(Plotting code records)
===
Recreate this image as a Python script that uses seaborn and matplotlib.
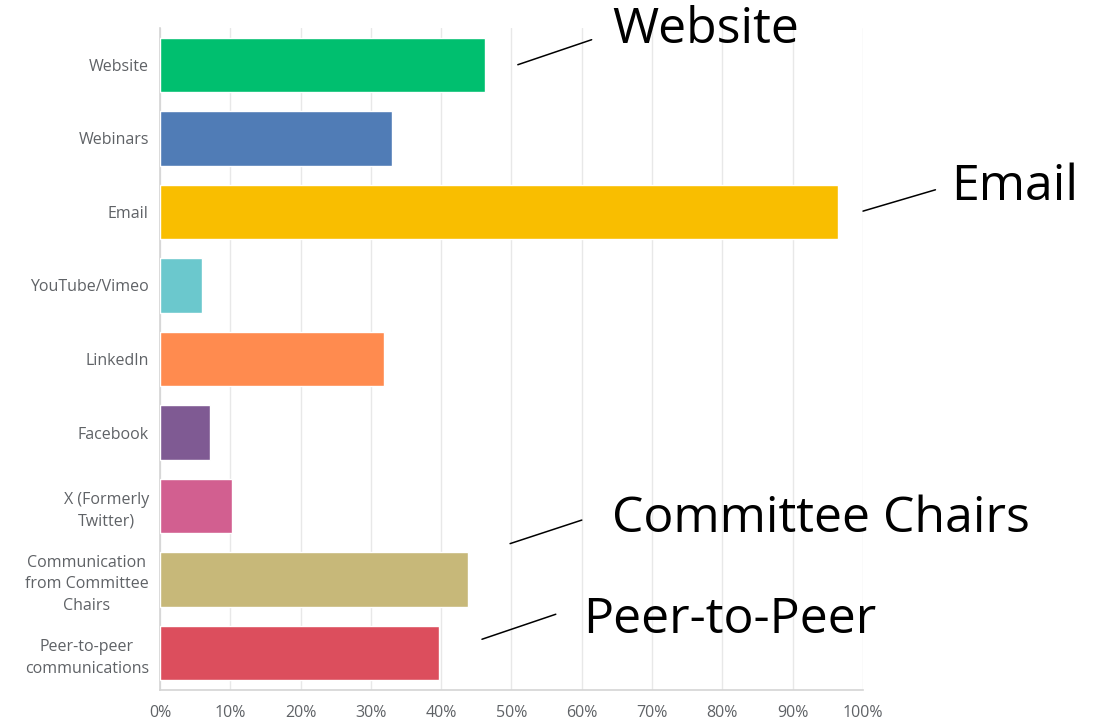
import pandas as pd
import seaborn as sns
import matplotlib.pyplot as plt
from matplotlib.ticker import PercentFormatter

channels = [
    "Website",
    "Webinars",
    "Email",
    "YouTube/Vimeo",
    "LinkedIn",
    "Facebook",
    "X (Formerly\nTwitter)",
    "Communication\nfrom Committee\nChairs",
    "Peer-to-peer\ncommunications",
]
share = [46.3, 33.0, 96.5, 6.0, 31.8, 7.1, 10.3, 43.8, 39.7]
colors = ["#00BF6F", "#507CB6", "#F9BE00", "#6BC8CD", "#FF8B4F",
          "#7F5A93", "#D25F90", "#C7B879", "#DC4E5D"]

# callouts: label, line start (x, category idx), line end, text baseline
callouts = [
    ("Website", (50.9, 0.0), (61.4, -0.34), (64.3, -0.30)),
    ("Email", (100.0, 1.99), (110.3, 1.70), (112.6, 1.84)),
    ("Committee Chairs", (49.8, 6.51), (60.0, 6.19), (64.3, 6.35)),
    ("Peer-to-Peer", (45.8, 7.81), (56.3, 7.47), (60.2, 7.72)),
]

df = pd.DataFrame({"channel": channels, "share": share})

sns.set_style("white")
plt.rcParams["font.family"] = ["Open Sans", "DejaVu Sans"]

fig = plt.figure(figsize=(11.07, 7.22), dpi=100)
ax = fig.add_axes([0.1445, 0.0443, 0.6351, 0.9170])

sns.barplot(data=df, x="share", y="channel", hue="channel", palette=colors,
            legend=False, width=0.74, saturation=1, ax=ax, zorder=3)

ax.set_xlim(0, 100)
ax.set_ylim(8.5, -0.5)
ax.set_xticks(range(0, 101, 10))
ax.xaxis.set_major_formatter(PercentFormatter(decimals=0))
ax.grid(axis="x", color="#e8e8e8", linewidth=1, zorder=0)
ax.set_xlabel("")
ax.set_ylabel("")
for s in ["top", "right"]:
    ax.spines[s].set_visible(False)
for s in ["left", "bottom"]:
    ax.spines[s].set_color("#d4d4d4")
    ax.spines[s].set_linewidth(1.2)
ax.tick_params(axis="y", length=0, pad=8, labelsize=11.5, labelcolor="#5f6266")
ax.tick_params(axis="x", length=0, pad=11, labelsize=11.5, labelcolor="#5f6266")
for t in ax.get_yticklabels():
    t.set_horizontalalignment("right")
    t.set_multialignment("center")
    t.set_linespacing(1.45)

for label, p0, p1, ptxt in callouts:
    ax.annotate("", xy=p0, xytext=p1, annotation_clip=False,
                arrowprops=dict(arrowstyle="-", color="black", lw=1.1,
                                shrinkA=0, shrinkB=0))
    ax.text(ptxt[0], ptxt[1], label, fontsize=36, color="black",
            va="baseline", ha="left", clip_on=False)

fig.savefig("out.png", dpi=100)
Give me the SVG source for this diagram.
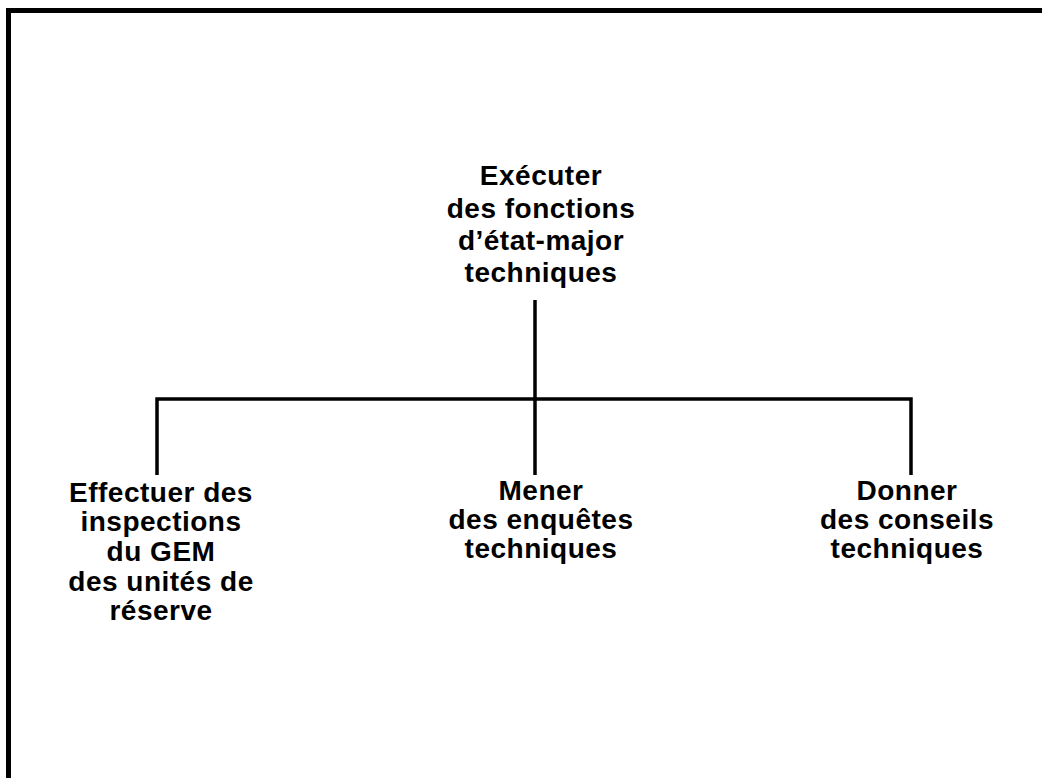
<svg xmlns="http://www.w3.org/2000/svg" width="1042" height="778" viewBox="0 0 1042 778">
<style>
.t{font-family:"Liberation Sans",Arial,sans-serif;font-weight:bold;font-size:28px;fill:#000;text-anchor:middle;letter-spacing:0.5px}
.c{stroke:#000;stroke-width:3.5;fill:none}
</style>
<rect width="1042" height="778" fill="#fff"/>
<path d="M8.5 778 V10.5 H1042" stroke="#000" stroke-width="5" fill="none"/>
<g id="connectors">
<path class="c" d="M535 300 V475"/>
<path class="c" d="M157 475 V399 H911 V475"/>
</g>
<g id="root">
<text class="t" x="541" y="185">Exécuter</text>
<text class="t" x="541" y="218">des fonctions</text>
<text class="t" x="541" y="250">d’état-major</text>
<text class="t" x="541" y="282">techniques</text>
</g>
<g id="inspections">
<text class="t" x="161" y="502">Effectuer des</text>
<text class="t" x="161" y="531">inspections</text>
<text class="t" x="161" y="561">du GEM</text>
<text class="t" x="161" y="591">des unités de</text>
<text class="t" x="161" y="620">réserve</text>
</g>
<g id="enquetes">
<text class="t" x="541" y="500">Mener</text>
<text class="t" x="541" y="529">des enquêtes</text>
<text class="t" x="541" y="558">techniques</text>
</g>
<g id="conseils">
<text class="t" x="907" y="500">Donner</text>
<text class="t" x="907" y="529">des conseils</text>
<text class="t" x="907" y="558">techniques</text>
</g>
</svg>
===
> [What the exercise asks]: Take the lines above from the top of the records through the one with "legend=False, width=0.74, saturation=1, ax=ax, zorder=3)" and repeat them exactly, without any pictures.

> [Output]:
Recreate this image as a Python script that uses seaborn and matplotlib.
import pandas as pd
import seaborn as sns
import matplotlib.pyplot as plt
from matplotlib.ticker import PercentFormatter

channels = [
    "Website",
    "Webinars",
    "Email",
    "YouTube/Vimeo",
    "LinkedIn",
    "Facebook",
    "X (Formerly\nTwitter)",
    "Communication\nfrom Committee\nChairs",
    "Peer-to-peer\ncommunications",
]
share = [46.3, 33.0, 96.5, 6.0, 31.8, 7.1, 10.3, 43.8, 39.7]
colors = ["#00BF6F", "#507CB6", "#F9BE00", "#6BC8CD", "#FF8B4F",
          "#7F5A93", "#D25F90", "#C7B879", "#DC4E5D"]

# callouts: label, line start (x, category idx), line end, text baseline
callouts = [
    ("Website", (50.9, 0.0), (61.4, -0.34), (64.3, -0.30)),
    ("Email", (100.0, 1.99), (110.3, 1.70), (112.6, 1.84)),
    ("Committee Chairs", (49.8, 6.51), (60.0, 6.19), (64.3, 6.35)),
    ("Peer-to-Peer", (45.8, 7.81), (56.3, 7.47), (60.2, 7.72)),
]

df = pd.DataFrame({"channel": channels, "share": share})

sns.set_style("white")
plt.rcParams["font.family"] = ["Open Sans", "DejaVu Sans"]

fig = plt.figure(figsize=(11.07, 7.22), dpi=100)
ax = fig.add_axes([0.1445, 0.0443, 0.6351, 0.9170])

sns.barplot(data=df, x="share", y="channel", hue="channel", palette=colors,
            legend=False, width=0.74, saturation=1, ax=ax, zorder=3)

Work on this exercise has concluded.